# INFORMATION GIVEN
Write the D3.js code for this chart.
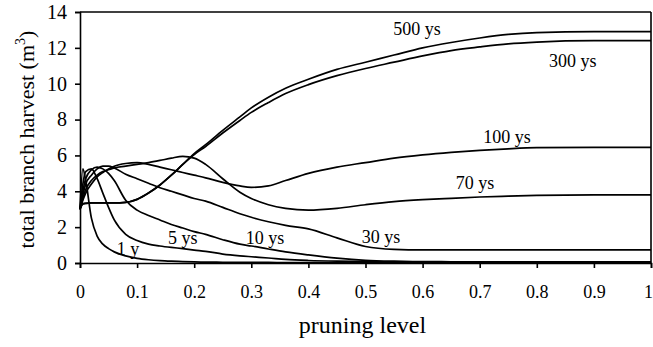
<!DOCTYPE html>
<html>
<head>
<meta charset="utf-8">
<script src="https://cdn.jsdelivr.net/npm/d3@7"></script>
<style>
  body { margin: 0; background: #fff; }
</style>
</head>
<body>
<div id="chart"></div>
<script>
// pruning level grid shared by every curve
const pruning = [0, 0.005, 0.01, 0.02, 0.03, 0.04, 0.05, 0.06, 0.08, 0.1, 0.12, 0.14, 0.16, 0.18, 0.2, 0.22,
                 0.25, 0.28, 0.3, 0.33, 0.36, 0.4, 0.45, 0.5, 0.55, 0.6, 0.65, 0.7, 0.75, 0.8, 0.9, 1]

const y1   = [3.0, 5.25, 4.6, 2.5, 1.5, 1.05, 0.8, 0.62, 0.4, 0.26, 0.18, 0.13, 0.1, 0.08, 0.06, 0.05,
              0.04, 0.03, 0.03, 0.03, 0.02, 0.02, 0.02, 0.02, 0.02, 0.02, 0.02, 0.02, 0.02, 0.02, 0.02, 0.02]
const y5   = [3.0, 4.4, 5.1, 5.25, 4.7, 3.9, 3.1, 2.4, 1.6, 1.25, 1.05, 0.95, 0.87, 0.8, 0.72, 0.65,
              0.5, 0.4, 0.35, 0.28, 0.2, 0.14, 0.1, 0.08, 0.06, 0.05, 0.05, 0.05, 0.05, 0.05, 0.05, 0.05]
const y10  = [3.0, 4.0, 4.7, 5.2, 5.35, 5.25, 5.0, 4.6, 3.5, 2.95, 2.65, 2.4, 2.15, 1.95, 1.75, 1.6,
              1.3, 1.05, 0.95, 0.78, 0.62, 0.45, 0.27, 0.15, 0.1, 0.08, 0.07, 0.07, 0.07, 0.07, 0.07, 0.07]
const y30  = [3.0, 3.8, 4.4, 4.9, 5.25, 5.4, 5.4, 5.3, 4.95, 4.7, 4.45, 4.2, 4.0, 3.8, 3.6, 3.45,
              3.1, 2.75, 2.55, 2.3, 2.1, 1.9, 1.4, 0.92, 0.76, 0.73, 0.73, 0.73, 0.73, 0.73, 0.73, 0.73]
const y70  = [3.0, 3.6, 4.1, 4.6, 4.9, 5.1, 5.2, 5.3, 5.4, 5.5, 5.6, 5.72, 5.85, 5.95, 5.85, 5.5,
              4.7, 3.95, 3.6, 3.25, 3.05, 2.95, 3.05, 3.25, 3.42, 3.53, 3.61, 3.68, 3.73, 3.77, 3.8, 3.8]
const y100 = [3.0, 3.5, 3.9, 4.4, 4.8, 5.05, 5.25, 5.4, 5.55, 5.6, 5.5, 5.35, 5.2, 5.05, 4.9, 4.75,
              4.5, 4.3, 4.22, 4.3, 4.6, 5.0, 5.35, 5.6, 5.85, 6.03, 6.17, 6.28, 6.37, 6.43, 6.45, 6.45]
const y300 = [3.0, 3.3, 3.33, 3.35, 3.35, 3.35, 3.35, 3.35, 3.38, 3.55, 3.9, 4.35, 4.9, 5.5, 6.05, 6.5,
              7.25, 7.95, 8.4, 8.95, 9.45, 9.95, 10.45, 10.85, 11.2, 11.55, 11.85, 12.05, 12.22, 12.32, 12.4, 12.4]
const y500 = [3.0, 3.3, 3.33, 3.35, 3.35, 3.35, 3.35, 3.35, 3.38, 3.55, 3.9, 4.35, 4.9, 5.5, 6.1, 6.6,
              7.4, 8.15, 8.65, 9.25, 9.75, 10.25, 10.8, 11.2, 11.6, 12.0, 12.3, 12.55, 12.75, 12.85, 12.9, 12.9]

const seriesNames = ["1 y", "5 ys", "10 ys", "30 ys", "70 ys", "100 ys", "300 ys", "500 ys"]
const seriesValues = [y1, y5, y10, y30, y70, y100, y300, y500]
// where each curve label sits, in data units
const labelX = [0.084, 0.18, 0.324, 0.527, 0.692, 0.748, 0.863, 0.59]
const labelY = [0.45, 1.06, 1.05, 1.1, 4.1, 6.7, 10.95, 12.7]

const xTicks = [0, 0.1, 0.2, 0.3, 0.4, 0.5, 0.6, 0.7, 0.8, 0.9, 1]
const yTicks = [0, 2, 4, 6, 8, 10, 12, 14]

const serif = "'Liberation Serif', 'Times New Roman', serif"

const margin = {top: 12, right: 2, bottom: 84, left: 80}
const width = 653 - margin.left - margin.right
const height = 347 - margin.top - margin.bottom

const svg = d3.select("#chart")
  .append("svg")
    .attr("width", 653)
    .attr("height", 347)
  .append("g")
    .attr("transform", `translate(${margin.left}, ${margin.top})`)

const x = d3.scaleLinear().domain([0, 1]).range([0, width])
const y = d3.scaleLinear().domain([0, 14]).range([height, 0])

// X axis
const xAxis = svg.append("g")
  .attr("transform", `translate(0, ${height})`)
  .attr("font-family", serif)
  .call(d3.axisBottom(x).tickValues(xTicks).tickSize(5).tickPadding(17).tickFormat(d3.format("")))
xAxis.selectAll("text")
  .style("font-family", serif)
  .style("font-size", "18px")
  .attr("dx", d => d === 1 ? -3 : 0)

// Y axis
const yAxis = svg.append("g")
  .attr("font-family", serif)
  .call(d3.axisLeft(y).tickValues(yTicks).tickSize(5).tickPadding(8))
yAxis.selectAll("text")
  .style("font-family", serif)
  .style("font-size", "20px")

svg.selectAll(".domain, .tick line").attr("stroke", "#000").attr("stroke-width", 1.6)

// frame top and right
svg.append("line").attr("x1", 0).attr("x2", width).attr("y1", 0).attr("y2", 0)
  .attr("stroke", "#000").attr("stroke-width", 1.6)
svg.append("line").attr("x1", width).attr("x2", width).attr("y1", 0).attr("y2", height)
  .attr("stroke", "#000").attr("stroke-width", 1.6)

// Curves
const line = d3.line()
  .x((d, i) => x(pruning[i]))
  .y(d => y(d))
  .curve(d3.curveMonotoneX)

svg.selectAll("path.curve")
  .data(seriesValues)
  .enter()
  .append("path")
    .attr("class", "curve")
    .attr("d", line)
    .attr("fill", "none")
    .attr("stroke", "#000")
    .attr("stroke-width", 1.7)

// curve labels
svg.selectAll("text.lab")
  .data(seriesNames)
  .enter()
  .append("text")
    .attr("class", "lab")
    .attr("x", (d, i) => x(labelX[i]))
    .attr("y", (d, i) => y(labelY[i]))
    .attr("text-anchor", "middle")
    .style("font-family", serif)
    .style("font-size", "18px")
    .text(d => d)

// axis titles
svg.append("text")
  .attr("x", width / 2 - 3)
  .attr("y", height + 70)
  .attr("text-anchor", "middle")
  .style("font-family", serif)
  .style("font-size", "24px")
  .text("pruning level")

const yTitle = svg.append("text")
  .attr("transform", `translate(-46, ${height / 2 + 2}) rotate(-90)`)
  .attr("text-anchor", "middle")
  .style("font-family", serif)
  .style("font-size", "22px")
yTitle.append("tspan").text("total branch harvest (m")
yTitle.append("tspan").attr("dy", -9).style("font-size", "14px").text("3")
yTitle.append("tspan").attr("dy", 9).text(")")
</script>
</body>
</html>
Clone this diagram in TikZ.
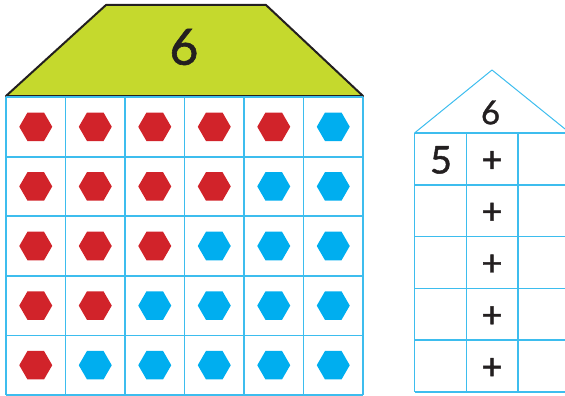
\documentclass[tikz,border=0pt]{standalone}
\usepackage{fontspec}
\setmainfont{Lato}
\newfontfamily\numfont{Lato}[FakeBold=1.2]
\usetikzlibrary{shapes.geometric}
\definecolor{roofgreen}{HTML}{C5D92D}
\definecolor{hexred}{HTML}{D1232A}
\definecolor{hexblue}{HTML}{00AEEF}
\definecolor{gridblue}{HTML}{3DBDEE}
\definecolor{inkgray}{HTML}{231F20}
\begin{document}
\begin{tikzpicture}[x=1pt, y=-1pt,
		hexa/.style={regular polygon, regular polygon sides=6, minimum size=33pt, inner sep=0pt},
		bignum/.style={text=inkgray, inner sep=0pt}]
	\useasboundingbox (0,0) rectangle (565,396);
	\clip (0,0) rectangle (565,396);
	% left house: roof
	\filldraw[fill=roofgreen, draw=inkgray, line width=2pt, line join=round]
		(6,96) -- (106,5) -- (266,5) -- (363,96) -- cycle;
	\node[bignum, font=\numfont\fontsize{50}{50}\selectfont] (total) at (184,47) {6};
	% left house: grid of hexagons
	\foreach \r/\n in {1/5, 2/4, 3/3, 4/2, 5/1} {
		\foreach \c in {1,...,6} {
			\ifnum\c>\n \def\hexcol{hexblue}\else \def\hexcol{hexred}\fi
			\node[hexa, fill=\hexcol] (h\r\c) at ({6+59.5*(\c-0.5)}, {97+59.6*(\r-0.5)}) {};
		}
	}
	\foreach \i in {0,...,6}
		\draw[gridblue, line width=1.8pt] ({6+59.5*\i},97) -- ++(0,298);
	\foreach \i in {0,...,5}
		\draw[gridblue, line width=1.8pt] (6,{97+59.6*\i}) -- ++(357,0);
	% right house
	\draw[gridblue, line width=1pt, line join=round] (414.5,133) -- (492,70) -- (570,133);
	\node[bignum, font=\numfont\fontsize{33}{33}\selectfont] (small) at (490.5,112.5) {6};
	\foreach \i in {0,...,3}
		\draw[gridblue, line width=1.5pt] ({414.5+51.8*\i},133) -- ++(0,259);
	\foreach \i in {0,...,5}
		\draw[gridblue, line width=1.5pt] (414.5,{133+51.8*\i}) -- ++(155.4,0);
	\node[bignum, font=\numfont\fontsize{38}{38}\selectfont] (part) at (441,160) {5};
	\foreach \r in {1,...,5}
		\node[bignum, font=\numfont\fontsize{36}{36}\selectfont] (plus\r) at (492,{161.5+51.8*(\r-1)}) {+};
\end{tikzpicture}
\end{document}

# WHAT YOU ARE ASKED TO DO
Pictures are excluded; extract exactly the lines from the start of the data through the line that holds "0.75, 0.8, 0.9, 1]", both ends included.

# RESULT OF THE EXERCISE
Write the D3.js code for this chart.
<!DOCTYPE html>
<html>
<head>
<meta charset="utf-8">
<script src="https://cdn.jsdelivr.net/npm/d3@7"></script>
<style>
  body { margin: 0; background: #fff; }
</style>
</head>
<body>
<div id="chart"></div>
<script>
// pruning level grid shared by every curve
const pruning = [0, 0.005, 0.01, 0.02, 0.03, 0.04, 0.05, 0.06, 0.08, 0.1, 0.12, 0.14, 0.16, 0.18, 0.2, 0.22,
                 0.25, 0.28, 0.3, 0.33, 0.36, 0.4, 0.45, 0.5, 0.55, 0.6, 0.65, 0.7, 0.75, 0.8, 0.9, 1]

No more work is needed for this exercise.